The Atari 2600 joystick. The NES Advantage. The Genesis 6-button controller. PlayStation Dual Analog control. Each of the aforementioned input devices revolutionized control in gaming as we knew it. Microsoft’s “Project Natal” is no different. So, with recent advancements in technology, could we be on the precipice of the physical control scheme’s extinction?
To answer this query, it must first be discerned if the device itself is as great a barrier as we are led to believe. Joypad layouts have become increasingly more complicated over the years- from one button to two, two to three, three to six and so on. Digital pads(or “D-pad” as they are referred) were found to be appropriate input for two-dimensional space. This all changed, however, as gaming hardware transitioned into the third dimension. No longer could eight on/off directional “buttons” serve as the navigation tool in 3D space. Enter the analog stick- not only could directional movement be changed on-the-fly, it could also be changed incrementally. The more the stick was pushed, the faster an on-screen avatar could walk or run. Motion control is just as large a leap, if not more so. Some say it is the next logical step in the evolution of gaming- but is it more than a novelty?
Everyone reading this has that certain relative that falls into one of two categories: the “anti-gamer” or the “closet casual gamer”. How many times have you seen this person move the whole controller in the direction they wish to move?
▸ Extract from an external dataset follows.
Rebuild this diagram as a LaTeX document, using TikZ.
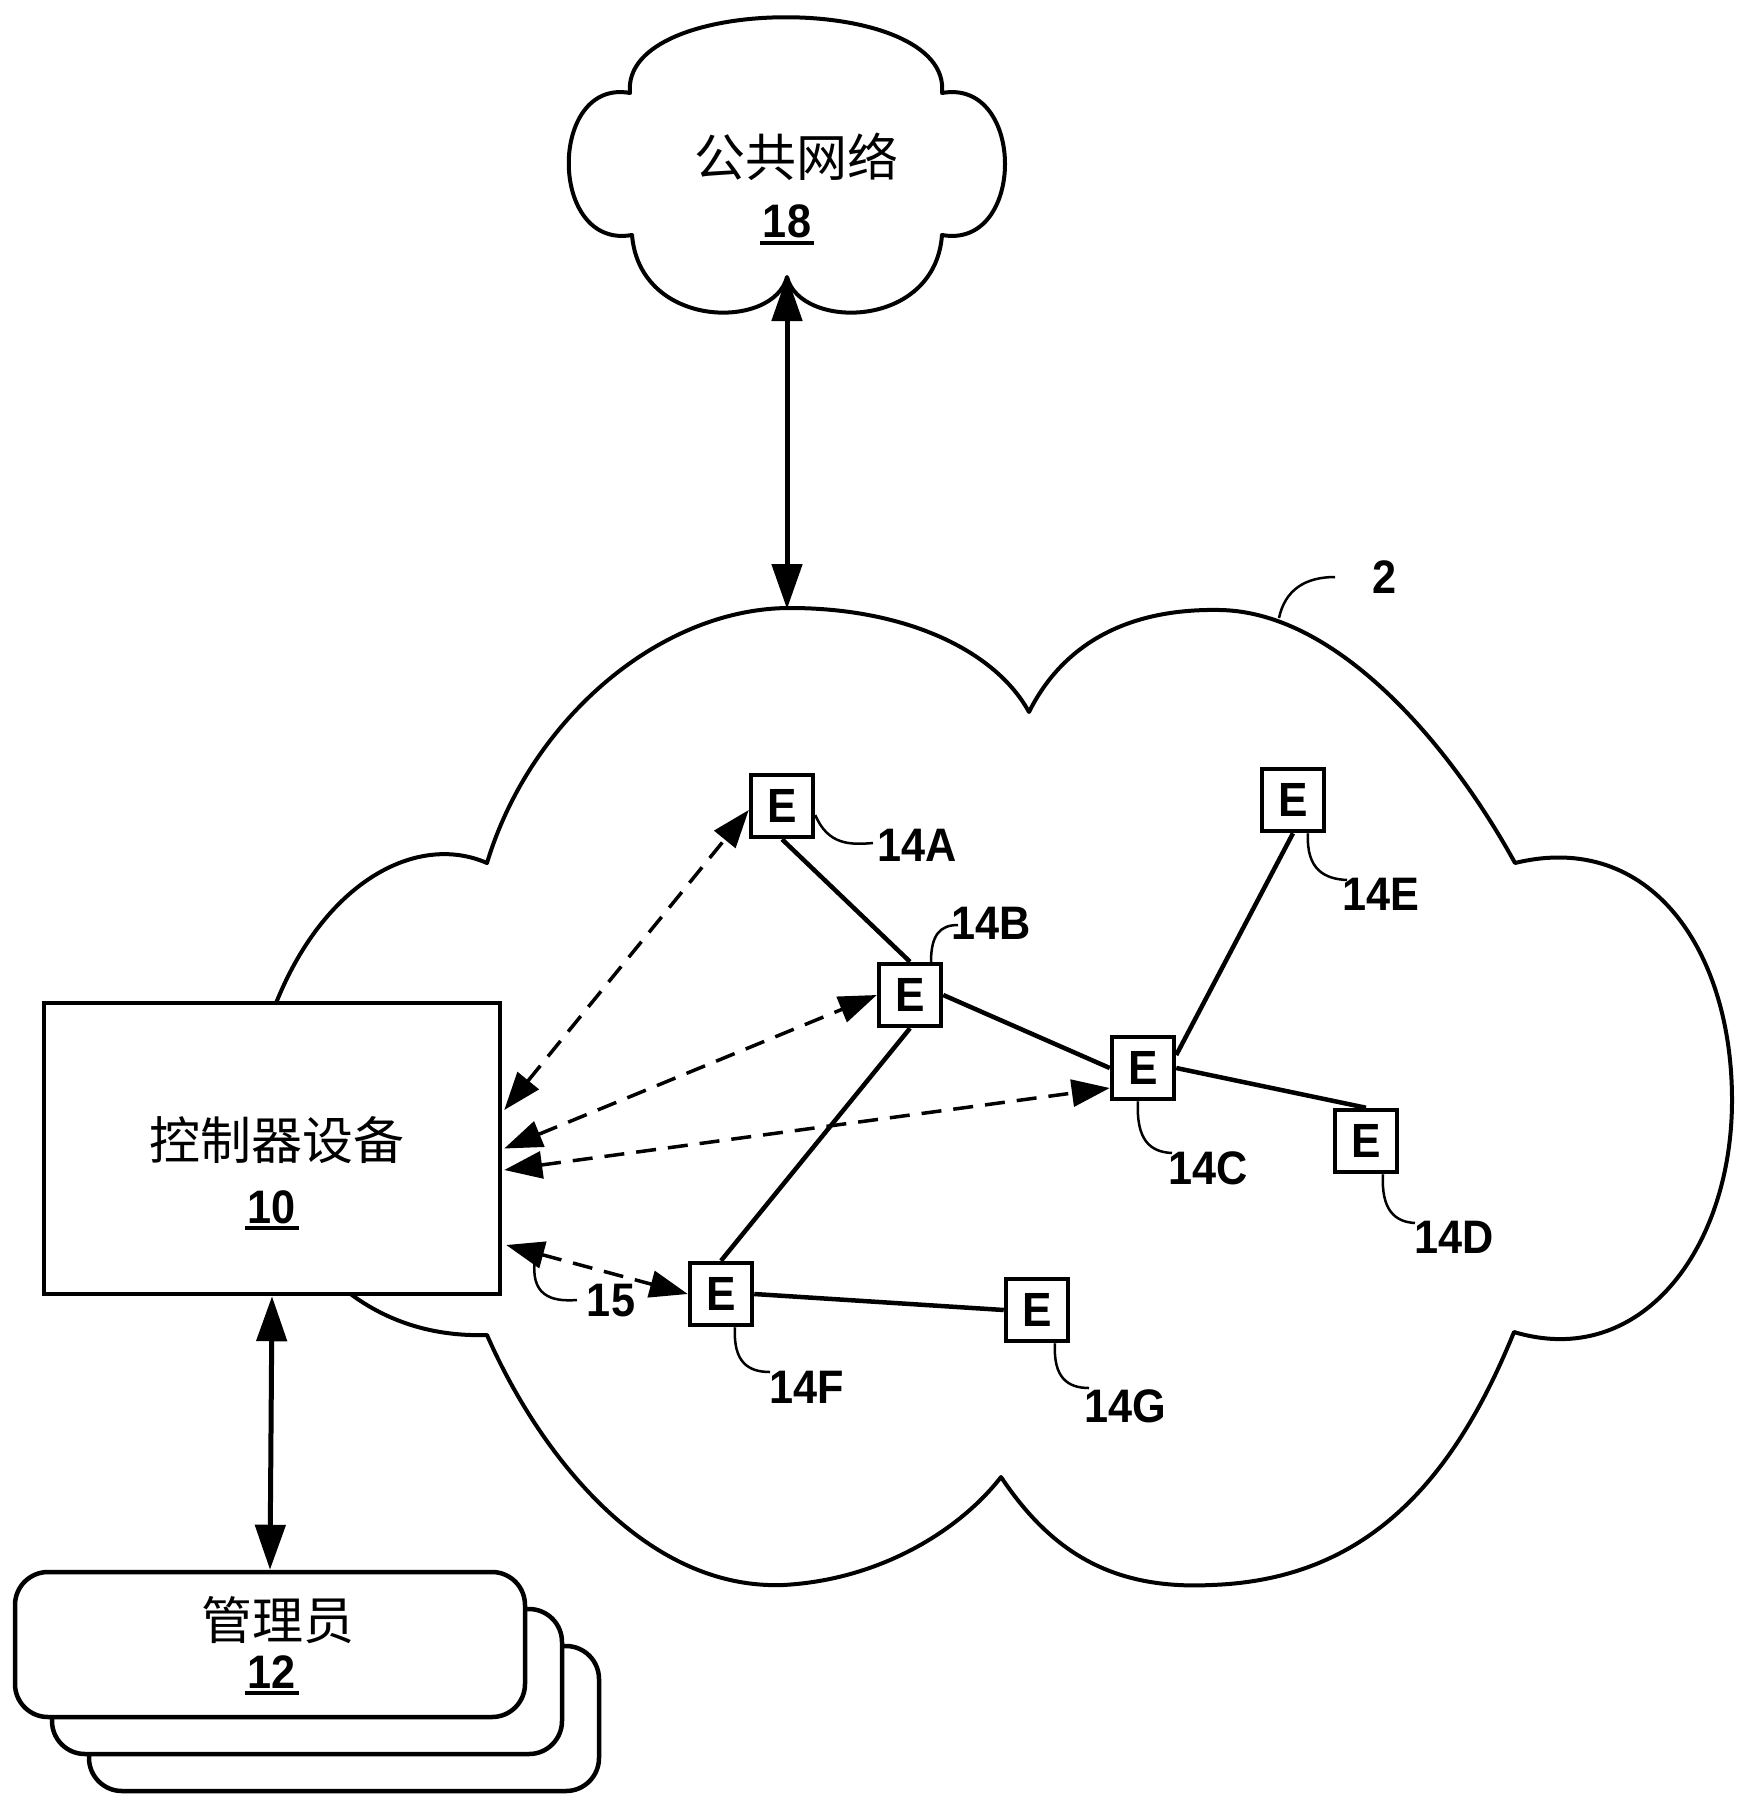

They plainly do not understand the input format. This is in large part due to the fact that tutorials for most games are ambiguous at best to those who alienate themselves from video gaming on a regular basis. For those of us who game constantly, a murky lesson on how to play said game is fine- we adapt easily. The method of input is no more a barrier than any other factor- in fact, learning how to play each game differently may be the highest bar set for consoles today. Developers should be concerned with creative and intuitive approaches of teaching and building on what has been learned and not so much transitioning to biological input devices. Tutorial crafting should be the next sizable leap in the near future. If more attention can be paid in that department, we may still maintain “control” and truly offer something for everyone.